▶ [Prompt]: Restate, exactly and without pictures, the lines from the start of the listing below through the line holding "import matplotlib.pyplot as plt".

☆ ☆ ☆ ☆

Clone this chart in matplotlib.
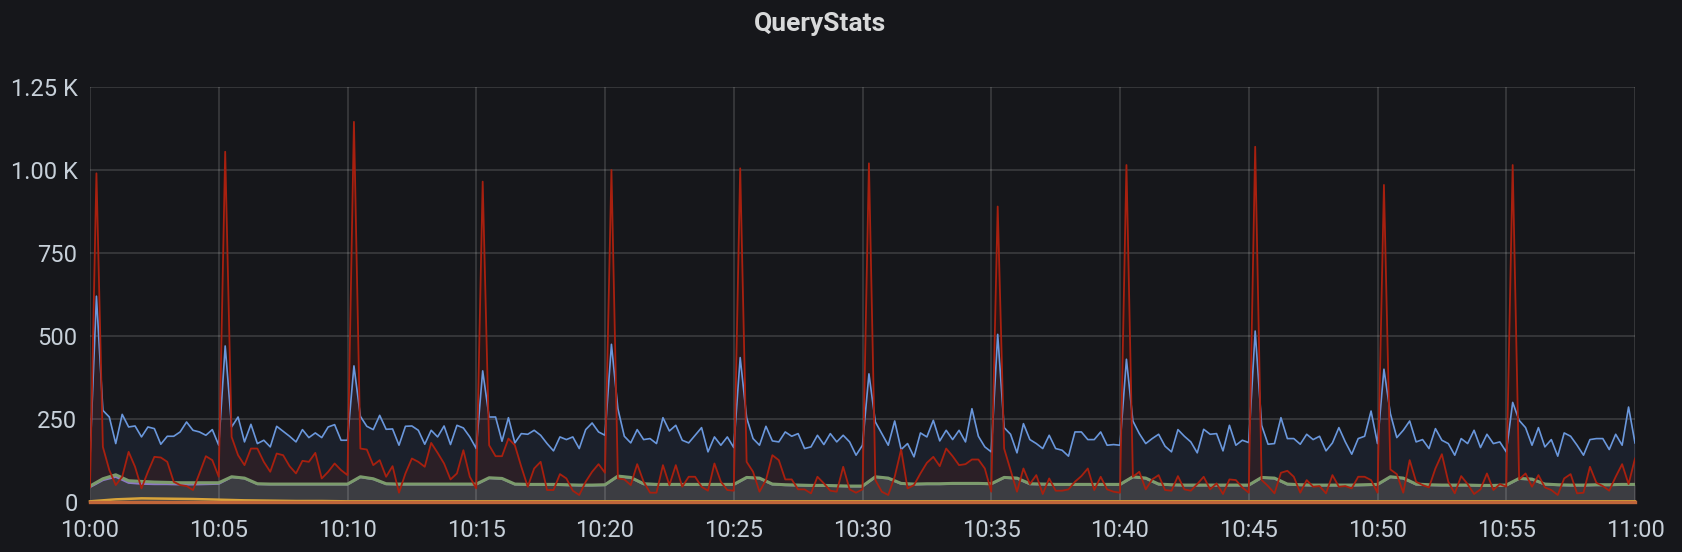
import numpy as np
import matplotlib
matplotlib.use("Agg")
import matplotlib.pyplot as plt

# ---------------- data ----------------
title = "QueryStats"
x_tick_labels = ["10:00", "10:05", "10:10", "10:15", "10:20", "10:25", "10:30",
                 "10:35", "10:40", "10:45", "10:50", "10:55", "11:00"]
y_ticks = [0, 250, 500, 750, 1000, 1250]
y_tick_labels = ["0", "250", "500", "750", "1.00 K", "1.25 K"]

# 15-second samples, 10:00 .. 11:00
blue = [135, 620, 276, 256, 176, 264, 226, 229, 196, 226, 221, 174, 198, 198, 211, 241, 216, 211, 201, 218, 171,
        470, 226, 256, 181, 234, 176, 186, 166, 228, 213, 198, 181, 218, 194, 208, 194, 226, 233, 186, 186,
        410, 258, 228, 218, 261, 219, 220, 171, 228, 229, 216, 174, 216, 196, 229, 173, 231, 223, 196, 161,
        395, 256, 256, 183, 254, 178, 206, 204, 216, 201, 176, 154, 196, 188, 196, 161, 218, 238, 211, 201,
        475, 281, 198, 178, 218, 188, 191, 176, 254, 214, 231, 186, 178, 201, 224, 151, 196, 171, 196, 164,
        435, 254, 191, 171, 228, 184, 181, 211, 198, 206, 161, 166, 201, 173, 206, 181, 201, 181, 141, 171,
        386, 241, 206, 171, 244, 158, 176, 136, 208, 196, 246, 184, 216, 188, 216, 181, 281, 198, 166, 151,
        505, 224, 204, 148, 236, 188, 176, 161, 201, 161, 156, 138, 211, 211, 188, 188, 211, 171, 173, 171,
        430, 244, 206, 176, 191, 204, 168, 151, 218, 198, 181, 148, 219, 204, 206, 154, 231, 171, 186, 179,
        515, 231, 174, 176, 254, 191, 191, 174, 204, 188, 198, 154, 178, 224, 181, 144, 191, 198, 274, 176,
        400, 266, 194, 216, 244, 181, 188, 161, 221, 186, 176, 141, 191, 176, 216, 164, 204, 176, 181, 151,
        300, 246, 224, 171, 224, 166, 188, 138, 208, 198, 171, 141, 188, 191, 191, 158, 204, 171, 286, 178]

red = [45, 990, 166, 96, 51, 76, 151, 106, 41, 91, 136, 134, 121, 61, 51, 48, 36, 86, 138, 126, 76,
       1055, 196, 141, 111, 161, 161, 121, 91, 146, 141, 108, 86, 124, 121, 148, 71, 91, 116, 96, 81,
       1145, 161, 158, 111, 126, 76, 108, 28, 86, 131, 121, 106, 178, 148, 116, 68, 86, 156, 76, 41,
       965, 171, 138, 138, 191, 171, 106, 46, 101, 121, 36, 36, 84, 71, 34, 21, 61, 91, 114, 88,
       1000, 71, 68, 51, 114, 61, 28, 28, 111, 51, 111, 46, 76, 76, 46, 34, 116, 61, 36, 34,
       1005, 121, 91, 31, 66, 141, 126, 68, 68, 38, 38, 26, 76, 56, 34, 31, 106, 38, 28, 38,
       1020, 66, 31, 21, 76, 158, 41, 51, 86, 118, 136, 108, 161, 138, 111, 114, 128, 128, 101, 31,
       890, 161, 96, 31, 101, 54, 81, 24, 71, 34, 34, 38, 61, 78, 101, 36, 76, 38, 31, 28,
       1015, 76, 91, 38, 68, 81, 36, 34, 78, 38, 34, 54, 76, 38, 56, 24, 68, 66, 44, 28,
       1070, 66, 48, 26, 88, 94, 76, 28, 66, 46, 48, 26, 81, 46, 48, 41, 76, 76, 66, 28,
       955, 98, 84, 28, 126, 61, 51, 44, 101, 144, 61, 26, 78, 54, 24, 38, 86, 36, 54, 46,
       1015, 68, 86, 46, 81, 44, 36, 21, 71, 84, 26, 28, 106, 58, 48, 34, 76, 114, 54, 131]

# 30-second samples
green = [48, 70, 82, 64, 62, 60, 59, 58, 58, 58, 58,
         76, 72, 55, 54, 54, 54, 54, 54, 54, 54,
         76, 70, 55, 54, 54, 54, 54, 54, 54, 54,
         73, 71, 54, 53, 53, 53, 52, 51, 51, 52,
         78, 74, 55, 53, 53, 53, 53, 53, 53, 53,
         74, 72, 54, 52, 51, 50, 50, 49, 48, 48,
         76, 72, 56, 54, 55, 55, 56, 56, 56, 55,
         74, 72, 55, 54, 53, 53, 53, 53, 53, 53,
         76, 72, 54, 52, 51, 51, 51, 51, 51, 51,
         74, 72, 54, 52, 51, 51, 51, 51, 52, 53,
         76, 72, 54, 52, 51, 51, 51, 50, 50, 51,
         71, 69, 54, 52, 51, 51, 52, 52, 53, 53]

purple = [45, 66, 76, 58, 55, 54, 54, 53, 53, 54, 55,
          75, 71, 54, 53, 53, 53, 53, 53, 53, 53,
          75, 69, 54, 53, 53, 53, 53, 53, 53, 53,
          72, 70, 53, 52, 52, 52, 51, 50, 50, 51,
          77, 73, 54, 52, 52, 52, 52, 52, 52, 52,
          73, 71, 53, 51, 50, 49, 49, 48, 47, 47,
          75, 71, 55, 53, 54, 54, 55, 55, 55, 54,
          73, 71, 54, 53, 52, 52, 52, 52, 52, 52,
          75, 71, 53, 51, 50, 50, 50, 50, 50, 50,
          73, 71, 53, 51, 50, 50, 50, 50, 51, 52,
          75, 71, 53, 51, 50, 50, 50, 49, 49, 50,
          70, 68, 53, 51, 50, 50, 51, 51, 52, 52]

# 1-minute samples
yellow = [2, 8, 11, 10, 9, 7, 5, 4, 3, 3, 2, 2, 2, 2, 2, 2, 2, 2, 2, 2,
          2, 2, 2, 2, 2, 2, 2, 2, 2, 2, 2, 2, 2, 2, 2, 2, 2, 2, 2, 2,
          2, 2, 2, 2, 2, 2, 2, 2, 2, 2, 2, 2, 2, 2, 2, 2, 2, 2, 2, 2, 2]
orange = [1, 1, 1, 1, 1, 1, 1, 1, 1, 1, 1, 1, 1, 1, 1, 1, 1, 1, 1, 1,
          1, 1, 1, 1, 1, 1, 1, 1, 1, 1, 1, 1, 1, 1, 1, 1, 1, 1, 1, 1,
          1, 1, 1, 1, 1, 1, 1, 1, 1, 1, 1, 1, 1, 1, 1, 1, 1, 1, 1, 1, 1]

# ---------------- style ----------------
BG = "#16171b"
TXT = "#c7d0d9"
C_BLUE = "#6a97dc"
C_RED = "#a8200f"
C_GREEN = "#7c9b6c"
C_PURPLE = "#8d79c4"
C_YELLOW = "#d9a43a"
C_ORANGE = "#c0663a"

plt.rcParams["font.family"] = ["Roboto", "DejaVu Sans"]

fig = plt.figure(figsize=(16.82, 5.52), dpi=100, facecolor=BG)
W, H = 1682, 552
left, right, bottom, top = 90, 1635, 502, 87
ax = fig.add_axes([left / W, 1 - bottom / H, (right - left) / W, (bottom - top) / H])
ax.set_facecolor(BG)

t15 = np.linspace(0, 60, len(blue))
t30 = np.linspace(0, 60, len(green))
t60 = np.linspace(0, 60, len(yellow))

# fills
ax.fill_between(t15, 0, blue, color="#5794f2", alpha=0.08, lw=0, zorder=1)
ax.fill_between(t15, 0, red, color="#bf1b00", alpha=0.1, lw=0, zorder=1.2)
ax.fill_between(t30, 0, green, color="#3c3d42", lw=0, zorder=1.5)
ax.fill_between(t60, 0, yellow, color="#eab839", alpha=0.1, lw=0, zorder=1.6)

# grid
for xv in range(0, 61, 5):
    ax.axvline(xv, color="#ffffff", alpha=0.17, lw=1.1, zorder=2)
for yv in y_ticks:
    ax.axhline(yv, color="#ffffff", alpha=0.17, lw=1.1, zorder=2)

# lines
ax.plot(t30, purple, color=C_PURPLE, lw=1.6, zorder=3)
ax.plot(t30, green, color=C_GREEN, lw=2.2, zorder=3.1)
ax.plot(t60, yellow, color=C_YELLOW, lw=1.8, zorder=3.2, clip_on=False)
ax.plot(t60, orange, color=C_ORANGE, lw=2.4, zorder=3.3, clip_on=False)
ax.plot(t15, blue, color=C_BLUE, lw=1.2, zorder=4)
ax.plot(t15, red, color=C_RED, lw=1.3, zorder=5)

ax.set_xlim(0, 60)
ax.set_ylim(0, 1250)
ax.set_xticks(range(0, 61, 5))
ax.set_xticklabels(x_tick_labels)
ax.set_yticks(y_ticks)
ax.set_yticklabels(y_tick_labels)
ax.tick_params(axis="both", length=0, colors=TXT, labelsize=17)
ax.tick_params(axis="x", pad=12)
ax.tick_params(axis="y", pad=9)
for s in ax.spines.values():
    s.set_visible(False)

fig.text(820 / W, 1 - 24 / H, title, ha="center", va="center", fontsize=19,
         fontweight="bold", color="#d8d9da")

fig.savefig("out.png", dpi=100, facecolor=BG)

☆ ☆ ☆ ☆

▶ [Output below]:
Clone this chart in matplotlib.
import numpy as np
import matplotlib
matplotlib.use("Agg")
import matplotlib.pyplot as plt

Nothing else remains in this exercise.